- **TO DO**: Extract only the first line of the listing and every line after it up to and including the one with "import pandas as pd". Omit the pictures.

- **MATERIAL PROVIDED**:
--- begin ---

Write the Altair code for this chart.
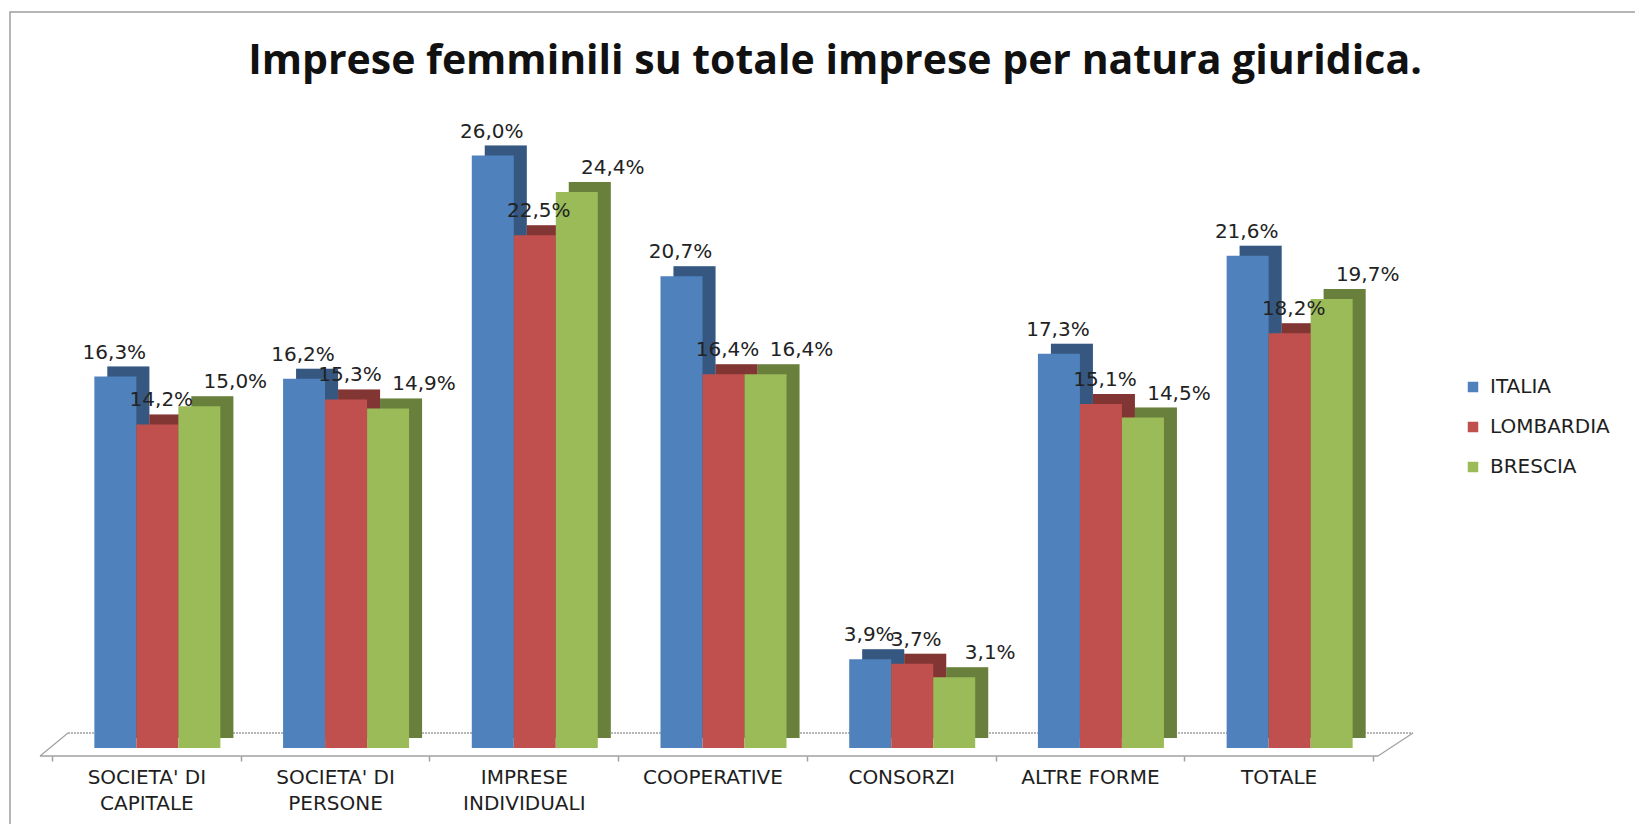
import altair as alt
import pandas as pd

categories = ["SOCIETA' DI|CAPITALE", "SOCIETA' DI|PERSONE", "IMPRESE|INDIVIDUALI",
              "COOPERATIVE", "CONSORZI", "ALTRE FORME", "TOTALE"]
series = ["ITALIA", "LOMBARDIA", "BRESCIA"]
italia = [16.3, 16.2, 26.0, 20.7, 3.9, 17.3, 21.6]
lombardia = [14.2, 15.3, 22.5, 16.4, 3.7, 15.1, 18.2]
brescia = [15.0, 14.9, 24.4, 16.4, 3.1, 14.5, 19.7]
title_text = "Imprese femminili su totale imprese per natura giuridica."

rows = []
for i, c in enumerate(categories):
    for s, vals in zip(series, [italia, lombardia, brescia]):
        rows.append({"categoria": c, "serie": s, "valore": vals[i]})
df = pd.DataFrame(rows)

W, H = 1321, 638
BAR_W = 42
DEPTH_X, DEPTH_Y = 13, 10
front_colors = ["#4F81BD", "#C0504D", "#9BBB59"]
bar_shift = {"ITALIA": -31, "LOMBARDIA": 11, "BRESCIA": 53}
label_shift = {"ITALIA": -1, "LOMBARDIA": 4, "BRESCIA": 36}
FONT = "DejaVu Sans"
GRAY = "#A0A0A0"

x = alt.X("categoria:N", sort=categories,
          scale=alt.Scale(paddingInner=0, paddingOuter=0),
          axis=alt.Axis(title=None, labelExpr="split(datum.label, '|')", labelAngle=0,
                        tickBand="extent", tickSize=5, tickColor=GRAY, tickWidth=1.5,
                        domain=False, offset=8, labelFont=FONT,
                        labelFontSize=20, labelColor="#1E1E1E", labelPadding=16,
                        labelLineHeight=26, labelBaseline="middle"))
y = alt.Y("valore:Q", scale=alt.Scale(domain=[0, 28], nice=False, zero=True), axis=None)
col = alt.Color("serie:N", sort=series,
                scale=alt.Scale(domain=series, range=front_colors),
                legend=alt.Legend(title=None, orient="none", legendX=1411, legendY=267,
                                  symbolType="square", symbolSize=110,
                                  symbolStrokeWidth=0, labelFont=FONT,
                                  labelFontSize=20, labelColor="#1E1E1E",
                                  rowPadding=20, labelOffset=7, padding=0))

base = alt.Chart(df)

shadows, darks, fronts, texts = [], [], [], []
for s in series:
    sub = base.transform_filter(alt.datum.serie == s)
    off = bar_shift[s]
    shadows.append(sub.mark_bar(width=BAR_W, xOffset=off + DEPTH_X, yOffset=-DEPTH_Y)
                   .encode(x=x, y=y, color=col))
    darks.append(sub.mark_bar(width=BAR_W, xOffset=off + DEPTH_X, yOffset=-DEPTH_Y,
                              color="#000000", opacity=0.32)
                 .encode(x=x, y=y))
    fronts.append(sub.mark_bar(width=BAR_W, xOffset=off).encode(x=x, y=y, color=col))
    texts.append(sub.transform_calculate(
        etichetta="replace(format(datum.valore, '.1f'), '.', ',') + '%'"
    ).mark_text(xOffset=off + label_shift[s], dy=-24, baseline="middle", font=FONT,
                fontSize=20, color="#222222").encode(x=x, y=y, text="etichetta:N"))

one = alt.Chart(pd.DataFrame({"k": [0]}))
frame = one.mark_rect(fill="transparent", stroke="#9E9E9E", strokeWidth=1.5).encode(
    x=alt.value(-42), x2=alt.value(1700), y=alt.value(-98), y2=alt.value(900))
floor_front = one.mark_rule(color=GRAY, strokeWidth=1.5).encode(
    x=alt.value(-12), x2=alt.value(1326), y=alt.value(H + 8))
floor_back = one.mark_rule(color=GRAY, strokeDash=[2, 1], strokeWidth=1.5).encode(
    x=alt.value(16), x2=alt.value(1361), y=alt.value(H - 15))
floor_left = one.mark_rule(color=GRAY, strokeWidth=1.2).encode(
    x=alt.value(-12), y=alt.value(H + 8), x2=alt.value(16), y2=alt.value(H - 15))
floor_right = one.mark_rule(color=GRAY, strokeWidth=1.2).encode(
    x=alt.value(1326), y=alt.value(H + 8), x2=alt.value(1361), y2=alt.value(H - 15))
title = alt.Chart(pd.DataFrame({"t": [title_text]})).mark_text(
    font="Open Sans", fontSize=41, fontWeight="bold", color="#111111",
    align="center", baseline="middle").encode(
    x=alt.value(783), y=alt.value(-48), text="t:N")

chart = alt.layer(frame, floor_back, floor_left, floor_right, floor_front,
                  *shadows, *darks, *fronts, *texts, title).properties(
    width=W, height=H,
    padding={"left": 44, "top": 102, "right": 262, "bottom": 76},
    autosize=alt.AutoSizeParams(type="none"),
).configure_view(stroke=None)

chart.save("out.html", embed_options={"renderer": "svg", "actions": False})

--- end ---

- **WRITTEN RESPONSE**:
Write the Altair code for this chart.
import altair as alt
import pandas as pd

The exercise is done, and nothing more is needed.